Each line from the beginning of the data below through the line containing "(123,1346) -- (1540,1346);" should be repeated exactly, please.

******

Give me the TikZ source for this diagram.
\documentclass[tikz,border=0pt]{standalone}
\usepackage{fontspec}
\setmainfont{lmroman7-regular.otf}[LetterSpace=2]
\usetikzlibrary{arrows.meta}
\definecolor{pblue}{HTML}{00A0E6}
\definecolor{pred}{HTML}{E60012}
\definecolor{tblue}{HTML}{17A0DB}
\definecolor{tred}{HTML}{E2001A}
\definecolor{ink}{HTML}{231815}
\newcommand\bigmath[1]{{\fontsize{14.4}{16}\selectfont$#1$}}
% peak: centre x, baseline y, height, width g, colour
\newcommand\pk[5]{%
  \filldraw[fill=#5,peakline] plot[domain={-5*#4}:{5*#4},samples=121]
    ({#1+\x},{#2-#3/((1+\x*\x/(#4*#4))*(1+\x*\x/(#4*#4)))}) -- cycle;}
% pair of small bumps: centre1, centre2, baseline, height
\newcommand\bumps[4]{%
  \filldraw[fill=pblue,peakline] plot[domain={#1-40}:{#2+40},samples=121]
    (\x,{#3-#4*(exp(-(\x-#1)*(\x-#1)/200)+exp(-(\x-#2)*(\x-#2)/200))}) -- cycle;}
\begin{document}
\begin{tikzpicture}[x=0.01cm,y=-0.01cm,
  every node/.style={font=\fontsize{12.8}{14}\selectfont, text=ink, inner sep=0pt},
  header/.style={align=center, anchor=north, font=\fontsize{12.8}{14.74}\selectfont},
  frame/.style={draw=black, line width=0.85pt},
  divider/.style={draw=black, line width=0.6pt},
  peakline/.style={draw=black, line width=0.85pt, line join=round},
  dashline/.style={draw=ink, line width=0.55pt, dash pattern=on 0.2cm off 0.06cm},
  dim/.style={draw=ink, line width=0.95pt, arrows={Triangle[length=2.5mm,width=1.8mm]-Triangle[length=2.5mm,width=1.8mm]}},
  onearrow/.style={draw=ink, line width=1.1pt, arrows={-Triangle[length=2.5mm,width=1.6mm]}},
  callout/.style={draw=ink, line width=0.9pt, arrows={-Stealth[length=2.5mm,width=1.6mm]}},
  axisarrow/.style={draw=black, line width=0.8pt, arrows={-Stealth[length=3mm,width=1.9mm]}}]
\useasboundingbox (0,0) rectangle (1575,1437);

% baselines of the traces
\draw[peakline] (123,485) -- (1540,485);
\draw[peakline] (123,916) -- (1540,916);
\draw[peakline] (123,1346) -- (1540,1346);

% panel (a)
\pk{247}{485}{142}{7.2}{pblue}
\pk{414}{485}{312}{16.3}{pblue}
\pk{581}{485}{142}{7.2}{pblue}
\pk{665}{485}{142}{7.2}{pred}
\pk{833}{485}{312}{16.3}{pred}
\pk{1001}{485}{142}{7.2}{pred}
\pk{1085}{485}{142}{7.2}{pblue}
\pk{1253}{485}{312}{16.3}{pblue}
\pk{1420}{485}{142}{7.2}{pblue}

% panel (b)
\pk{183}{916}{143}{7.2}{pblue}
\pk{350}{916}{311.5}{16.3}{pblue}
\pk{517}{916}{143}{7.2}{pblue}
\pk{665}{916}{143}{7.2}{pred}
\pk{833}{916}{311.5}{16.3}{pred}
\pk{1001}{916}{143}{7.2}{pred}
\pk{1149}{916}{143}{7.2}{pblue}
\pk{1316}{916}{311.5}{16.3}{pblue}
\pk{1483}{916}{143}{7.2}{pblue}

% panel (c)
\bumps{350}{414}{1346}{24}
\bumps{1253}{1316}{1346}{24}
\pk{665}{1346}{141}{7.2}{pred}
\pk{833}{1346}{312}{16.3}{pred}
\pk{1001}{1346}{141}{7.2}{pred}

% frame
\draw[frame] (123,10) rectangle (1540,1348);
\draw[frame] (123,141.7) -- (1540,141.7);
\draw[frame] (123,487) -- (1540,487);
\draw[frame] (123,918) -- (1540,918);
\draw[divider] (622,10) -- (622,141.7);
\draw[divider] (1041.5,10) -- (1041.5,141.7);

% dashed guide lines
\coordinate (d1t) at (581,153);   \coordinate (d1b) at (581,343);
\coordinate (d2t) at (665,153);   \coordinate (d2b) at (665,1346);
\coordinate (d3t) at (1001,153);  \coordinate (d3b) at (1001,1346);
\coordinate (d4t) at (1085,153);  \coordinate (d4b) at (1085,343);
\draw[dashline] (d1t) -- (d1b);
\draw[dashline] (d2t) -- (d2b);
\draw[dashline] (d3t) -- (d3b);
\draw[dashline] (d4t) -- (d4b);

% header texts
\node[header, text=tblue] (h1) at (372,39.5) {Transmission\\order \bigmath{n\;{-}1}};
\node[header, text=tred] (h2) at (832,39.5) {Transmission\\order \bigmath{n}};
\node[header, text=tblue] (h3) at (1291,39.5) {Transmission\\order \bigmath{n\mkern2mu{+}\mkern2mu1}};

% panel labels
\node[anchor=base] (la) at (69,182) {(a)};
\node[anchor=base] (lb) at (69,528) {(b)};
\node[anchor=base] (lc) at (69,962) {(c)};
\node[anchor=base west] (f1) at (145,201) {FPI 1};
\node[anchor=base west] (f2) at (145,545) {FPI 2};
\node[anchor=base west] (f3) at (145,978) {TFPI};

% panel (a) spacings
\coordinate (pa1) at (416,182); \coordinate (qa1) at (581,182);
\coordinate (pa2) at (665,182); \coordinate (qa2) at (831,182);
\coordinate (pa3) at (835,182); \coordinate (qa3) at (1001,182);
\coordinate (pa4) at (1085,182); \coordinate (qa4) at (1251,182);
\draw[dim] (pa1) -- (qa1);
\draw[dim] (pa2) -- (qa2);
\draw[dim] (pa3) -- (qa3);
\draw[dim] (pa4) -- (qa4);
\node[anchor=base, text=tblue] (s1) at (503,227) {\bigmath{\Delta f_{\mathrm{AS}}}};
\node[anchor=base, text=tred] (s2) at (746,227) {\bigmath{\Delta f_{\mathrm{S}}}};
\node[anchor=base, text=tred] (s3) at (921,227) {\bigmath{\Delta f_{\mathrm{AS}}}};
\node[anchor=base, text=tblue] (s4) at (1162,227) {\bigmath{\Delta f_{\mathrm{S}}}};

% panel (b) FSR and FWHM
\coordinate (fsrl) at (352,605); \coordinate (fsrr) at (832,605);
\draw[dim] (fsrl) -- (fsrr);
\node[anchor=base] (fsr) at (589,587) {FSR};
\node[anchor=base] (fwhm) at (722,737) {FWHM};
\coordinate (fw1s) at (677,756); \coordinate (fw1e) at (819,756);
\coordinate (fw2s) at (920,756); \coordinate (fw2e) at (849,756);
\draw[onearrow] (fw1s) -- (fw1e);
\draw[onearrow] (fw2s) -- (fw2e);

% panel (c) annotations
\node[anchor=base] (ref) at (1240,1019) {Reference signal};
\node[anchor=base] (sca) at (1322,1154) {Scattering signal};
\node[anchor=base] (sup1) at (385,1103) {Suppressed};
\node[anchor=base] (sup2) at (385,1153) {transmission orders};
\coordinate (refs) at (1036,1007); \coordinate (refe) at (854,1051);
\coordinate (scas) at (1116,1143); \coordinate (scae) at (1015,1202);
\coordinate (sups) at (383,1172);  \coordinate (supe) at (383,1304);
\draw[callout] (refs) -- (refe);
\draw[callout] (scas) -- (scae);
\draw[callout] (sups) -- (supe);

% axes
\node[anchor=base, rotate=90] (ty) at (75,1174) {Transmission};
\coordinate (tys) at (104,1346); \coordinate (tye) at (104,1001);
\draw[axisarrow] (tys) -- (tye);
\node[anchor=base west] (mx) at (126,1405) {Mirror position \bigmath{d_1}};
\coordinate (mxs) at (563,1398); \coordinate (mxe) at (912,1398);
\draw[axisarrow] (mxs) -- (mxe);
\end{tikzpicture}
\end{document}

******

RESULT FOR THIS TASK -
Give me the TikZ source for this diagram.
\documentclass[tikz,border=0pt]{standalone}
\usepackage{fontspec}
\setmainfont{lmroman7-regular.otf}[LetterSpace=2]
\usetikzlibrary{arrows.meta}
\definecolor{pblue}{HTML}{00A0E6}
\definecolor{pred}{HTML}{E60012}
\definecolor{tblue}{HTML}{17A0DB}
\definecolor{tred}{HTML}{E2001A}
\definecolor{ink}{HTML}{231815}
\newcommand\bigmath[1]{{\fontsize{14.4}{16}\selectfont$#1$}}
% peak: centre x, baseline y, height, width g, colour
\newcommand\pk[5]{%
  \filldraw[fill=#5,peakline] plot[domain={-5*#4}:{5*#4},samples=121]
    ({#1+\x},{#2-#3/((1+\x*\x/(#4*#4))*(1+\x*\x/(#4*#4)))}) -- cycle;}
% pair of small bumps: centre1, centre2, baseline, height
\newcommand\bumps[4]{%
  \filldraw[fill=pblue,peakline] plot[domain={#1-40}:{#2+40},samples=121]
    (\x,{#3-#4*(exp(-(\x-#1)*(\x-#1)/200)+exp(-(\x-#2)*(\x-#2)/200))}) -- cycle;}
\begin{document}
\begin{tikzpicture}[x=0.01cm,y=-0.01cm,
  every node/.style={font=\fontsize{12.8}{14}\selectfont, text=ink, inner sep=0pt},
  header/.style={align=center, anchor=north, font=\fontsize{12.8}{14.74}\selectfont},
  frame/.style={draw=black, line width=0.85pt},
  divider/.style={draw=black, line width=0.6pt},
  peakline/.style={draw=black, line width=0.85pt, line join=round},
  dashline/.style={draw=ink, line width=0.55pt, dash pattern=on 0.2cm off 0.06cm},
  dim/.style={draw=ink, line width=0.95pt, arrows={Triangle[length=2.5mm,width=1.8mm]-Triangle[length=2.5mm,width=1.8mm]}},
  onearrow/.style={draw=ink, line width=1.1pt, arrows={-Triangle[length=2.5mm,width=1.6mm]}},
  callout/.style={draw=ink, line width=0.9pt, arrows={-Stealth[length=2.5mm,width=1.6mm]}},
  axisarrow/.style={draw=black, line width=0.8pt, arrows={-Stealth[length=3mm,width=1.9mm]}}]
\useasboundingbox (0,0) rectangle (1575,1437);

% baselines of the traces
\draw[peakline] (123,485) -- (1540,485);
\draw[peakline] (123,916) -- (1540,916);
\draw[peakline] (123,1346) -- (1540,1346);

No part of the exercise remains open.